Here's where the real trouble starts: if your contribution has to be new, then it follows that you cannot rely too heavily on what has already been done. Older theologies are based on well-established methodologies and certain well-respected texts and authors. To be new and improved, you have to either ignore these, find sources outside your field (psychology, philosophy, etc.), or invent your own. In orthodox Catholic theology, you never totally depart from what has already been done.

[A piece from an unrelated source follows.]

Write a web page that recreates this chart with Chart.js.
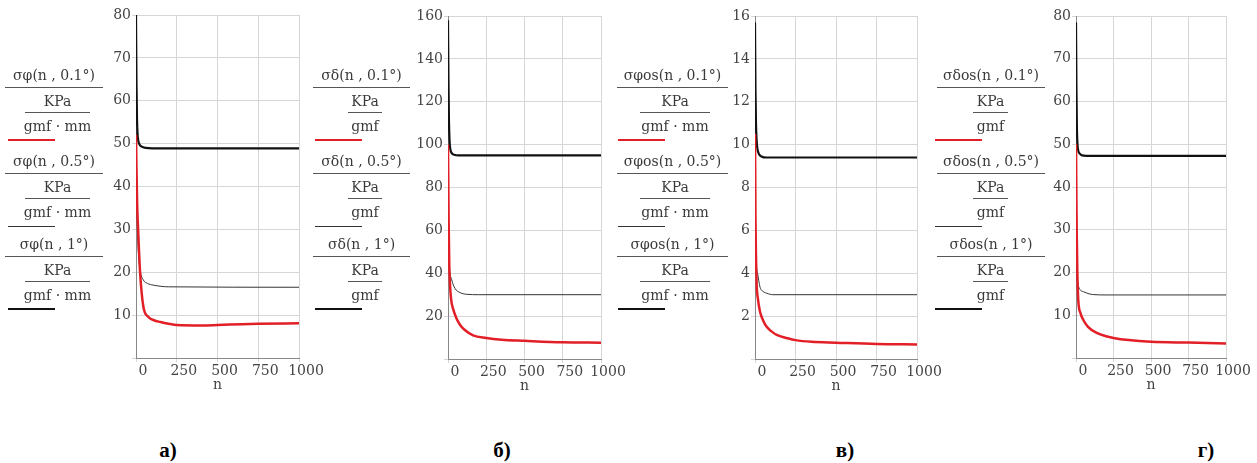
<!DOCTYPE html>
<html>
<head>
<meta charset="utf-8">
<script src="https://cdn.jsdelivr.net/npm/chart.js@4.4.1/dist/chart.umd.min.js"></script>
<style>
  body { margin: 0; background: #fff; width: 1257px; height: 463px; overflow: hidden; position: relative; font-family: "DejaVu Serif", serif; }
  canvas { position: absolute; }
  .t { position: absolute; transform: translate(-50%, -50%); white-space: nowrap; color: #3a3a3a; font-size: 14px; line-height: 1; }
  .bar { position: absolute; height: 1px; background: #555; }
  .lbl { position: absolute; transform: translate(-50%, -50%); font-family: "Liberation Serif", serif; font-weight: bold; font-size: 21px; color: #000; line-height: 1; }
</style>
</head>
<body>
<script>
// Axis ticks
const X_TICKS = [0, 250, 500, 750, 1000];

// а) σφ, y 0..80
const nA01 = [0, 3, 7, 14, 25, 45, 75, 110, 150, 200, 250, 400, 500, 650, 750, 1000];
const vA01 = [52, 44, 36, 29, 20, 12, 9.6, 8.8, 8.4, 8.0, 7.7, 7.6, 7.7, 7.9, 8.0, 8.1];
const nA05 = [0, 4, 8, 14, 25, 45, 70, 106, 200, 1000];
const vA05 = [54, 40, 31, 25, 20.5, 18.2, 17.4, 17.0, 16.6, 16.5];
const nA1 = [0, 3, 6, 10, 15, 25, 40, 60, 100, 1000];
const vA1 = [80, 64, 56, 52, 50.5, 49.6, 49.2, 49.0, 48.9, 48.9];

// б) σδ, y 0..160
const nB01 = [0, 4, 8, 13, 20, 35, 55, 78, 110, 164, 250, 350, 500, 750, 1000];
const vB01 = [100, 65, 45, 35, 28, 23, 19, 16, 13.5, 11, 9.8, 9.0, 8.5, 7.8, 7.6];
const nB05 = [0, 4, 10, 24, 45, 78, 120, 200, 1000];
const vB05 = [62, 50, 42, 37, 33, 31, 30.2, 30, 30];
const nB1 = [0, 3, 6, 10, 15, 25, 40, 70, 1000];
const vB1 = [158, 130, 112, 102, 98, 96, 95.3, 95, 95];

// в) σφos, y 0..16
const nC01 = [0, 3, 6, 10, 18, 31, 50, 72, 100, 134, 200, 250, 350, 500, 750, 1000];
const vC01 = [10.5, 6.5, 4.8, 3.5, 2.8, 2.2, 1.8, 1.5, 1.3, 1.12, 0.97, 0.88, 0.8, 0.76, 0.7, 0.68];
const nC05 = [0, 4, 9, 16, 31, 50, 72, 110, 1000];
const vC05 = [6, 5, 4.3, 4.0, 3.35, 3.15, 3.07, 3.0, 3.0];
const nC1 = [0, 3, 6, 10, 15, 25, 40, 70, 1000];
const vC1 = [15.7, 12.5, 11, 10.2, 9.8, 9.55, 9.45, 9.4, 9.4];

// г) σδos, y 0..80
const nD01 = [0, 3, 5, 9, 15, 30, 49, 80, 138, 200, 250, 350, 500, 750, 1000];
const vD01 = [50, 36, 29, 20, 13.6, 10.5, 8.9, 7.3, 5.9, 5.1, 4.7, 4.2, 3.8, 3.6, 3.4];
const nD05 = [0, 2, 5, 12, 27, 50, 71, 110, 200, 1000];
const vD05 = [32, 26, 20, 17.5, 16, 15.5, 15.2, 14.85, 14.75, 14.75];
const nD1 = [0, 3, 6, 10, 15, 25, 40, 70, 1000];
const vD1 = [78.5, 63, 54, 50, 48.5, 47.8, 47.4, 47.3, 47.3];

// Legend texts
const NAMES_A = ['σφ(n , 0.1°)', 'σφ(n , 0.5°)', 'σφ(n , 1°)'];
const NAMES_B = ['σδ(n , 0.1°)', 'σδ(n , 0.5°)', 'σδ(n , 1°)'];
const NAMES_C = ['σφos(n , 0.1°)', 'σφos(n , 0.5°)', 'σφos(n , 1°)'];
const NAMES_D = ['σδos(n , 0.1°)', 'σδos(n , 0.5°)', 'σδos(n , 1°)'];
const PANEL_LABELS = ['а)', 'б)', 'в)', 'г)'];

// Series styles: 0.1° red, 0.5° thin, 1° thick black
const STYLES = [
  { color: '#e21f26', width: 2.5 },
  { color: '#333', width: 1 },
  { color: '#111', width: 2.2 }
];

const panels = [
  { x0: 136, x1: 299, top: 15, bot: 358, ymax: 80, step: 10, names: NAMES_A, den: 'gmf · mm',
    leg: { barL: 5, barR: 103, kL: 25, kR: 90, sL: 8 }, lblX: 168,
    series: [[nA01, vA01], [nA05, vA05], [nA1, vA1]] },
  { x0: 448, x1: 601, top: 16, bot: 359, ymax: 160, step: 20, names: NAMES_B, den: 'gmf',
    leg: { barL: 313, barR: 410, kL: 348, kR: 382, sL: 315 }, lblX: 502,
    series: [[nB01, vB01], [nB05, vB05], [nB1, vB1]] },
  { x0: 755, x1: 917, top: 16, bot: 359, ymax: 16, step: 2, names: NAMES_C, den: 'gmf · mm',
    leg: { barL: 617, barR: 728, kL: 640, kR: 710, sL: 618 }, lblX: 845,
    series: [[nC01, vC01], [nC05, vC05], [nC1, vC1]] },
  { x0: 1076, x1: 1226, top: 16, bot: 358, ymax: 80, step: 10, names: NAMES_D, den: 'gmf',
    leg: { barL: 937, barR: 1045, kL: 973, kR: 1008, sL: 935 }, lblX: 1206,
    series: [[nD01, vD01], [nD05, vD05], [nD1, vD1]] }
];

const TICK_FONT = { family: 'DejaVu Serif', size: 14 };

function addText(cls, txt, cx, cy) {
  const d = document.createElement('div');
  d.className = cls;
  d.textContent = txt;
  d.style.left = cx + 'px';
  d.style.top = cy + 'px';
  document.body.appendChild(d);
}

function addBar(l, r, y, h, color) {
  const d = document.createElement('div');
  d.className = 'bar';
  d.style.left = l + 'px';
  d.style.width = (r - l) + 'px';
  d.style.top = y + 'px';
  d.style.height = h + 'px';
  d.style.background = color;
  document.body.appendChild(d);
}

/** Mathcad-style fraction legend to the left of the plot */
function drawLegend(p) {
  const offs = [0, 86, 169];
  const g = p.leg;
  offs.forEach((o, i) => {
    const cx = (g.barL + g.barR) / 2;
    const kx = (g.kL + g.kR) / 2;
    addText('t', p.names[i], cx, 75 + o);
    addBar(g.barL, g.barR, 87 + o, 1, '#555');
    addText('t', 'KPa', kx, 101 + o);
    addBar(g.kL, g.kR, 112 + o, 1, '#555');
    addText('t', p.den, kx, 126 + o);
    const st = STYLES[i];
    addBar(g.sL, g.sL + 47, 140 + o - st.width / 2, st.width, st.color);
  });
}

function makeChart(p) {
  const padTop = 12, yW = 45, padRight = 32, xH = 36;
  const w = yW + (p.x1 - p.x0) + padRight;
  const h = padTop + (p.bot - p.top) + xH;
  const canvas = document.createElement('canvas');
  canvas.width = w; canvas.height = h;
  canvas.style.left = (p.x0 - yW) + 'px';
  canvas.style.top = (p.top - padTop) + 'px';
  canvas.style.width = w + 'px';
  canvas.style.height = h + 'px';
  document.body.appendChild(canvas);

  new Chart(canvas, {
    type: 'line',
    data: {
      datasets: p.series.map(([ns, vs], i) => ({
        data: ns.map((n, k) => ({ x: n, y: vs[k] })),
        borderColor: STYLES[i].color,
        borderWidth: STYLES[i].width,
        pointRadius: 0,
        cubicInterpolationMode: 'monotone',
        fill: false
      }))
    },
    options: {
      responsive: false,
      animation: false,
      devicePixelRatio: 1,
      layout: { padding: { top: padTop, right: padRight, left: 0, bottom: 0 } },
      plugins: { legend: { display: false }, tooltip: { enabled: false } },
      scales: {
        x: {
          type: 'linear', min: 0, max: 1000,
          afterFit: s => { s.height = xH; },
          afterBuildTicks: s => { s.ticks = X_TICKS.map(v => ({ value: v })); },
          ticks: { labelOffset: 7, padding: 1, color: '#444', font: TICK_FONT, maxRotation: 0, autoSkip: false,
                   callback: v => String(v) },
          grid: { color: '#d6d6d6', tickLength: 4 },
          border: { color: '#888' },
          title: { display: true, text: 'n', color: '#444', font: TICK_FONT, padding: 0 }
        },
        y: {
          min: 0, max: p.ymax,
          afterFit: s => { s.width = yW; },
          ticks: { stepSize: p.step, padding: 1, color: '#444', font: TICK_FONT, callback: v => (v === 0 ? '' : String(v)) },
          grid: { color: '#d6d6d6', tickLength: 4 },
          border: { color: '#888' }
        }
      }
    }
  });
}

panels.forEach((p, i) => {
  makeChart(p);
  drawLegend(p);
  addText('lbl', PANEL_LABELS[i], p.lblX, 450);
});
</script>
</body>
</html>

You can improve arguments; dig up new evidence supporting the Church; sharpen distinctions and clarify differing opinions; you can even ask hard questions that the magisterium ignores or dismisses; but inventing new theologies is out of the question. . .if by "new theologies" we mean writing against the magisterium of the Church.
If you manage to research, write, and publish a new theology or a significant challenge to orthodoxy, you will likely be rewarded by the university with a promotion, tenure, or both. If you are really good at this sort of thing, you might win an endowed chair of some sort and never have to teach again. If you are the best at this sort of whole-clothe invention of theological novelty, you will be called to the Vatican for a spanking.
So, some of the blame for Catholic theologians who stray from the faith can be reasonably laid at the feet of American academic culture. Universities thrive on novelty, edginess, rebellion, and academic star power. They pay for it, reward it with prestige, and encourage it for P.R. purposes. Why do you think that every time the Vatican slaps a theologian on the wrist, the Catholic professorial world screams bloody murder about "academic freedom"? What they know is that if the Vatican too closely monitors their work and calls them on their errors, they may lose power and funds in the world that matters most to them: their department and the university's tenure committee.
What's interesting is that Today's Cutting Edge Research is tomorrow's Old Hat. We are already starting to see in academic theology in the U.S. younger theologians throwing off their feminist/Marxist oppressors and liberating themselves by researching and defending Catholic orthodoxy. However, because the dissenters still control the purse strings in the department and the hiring/promotion/tenure process in the university, these orthodox theologians do not get hired at Harvard, Yale, Princeton, Notre Dame, etc. And given the rise and proliferation of smaller Catholic universities dedicated to the tradition, who cares if the moldy Ivy Leagues schools look askance at their orthodoxy?
But it's only a matter of time before the next generation steps up. . .let's pray they don't mess it up.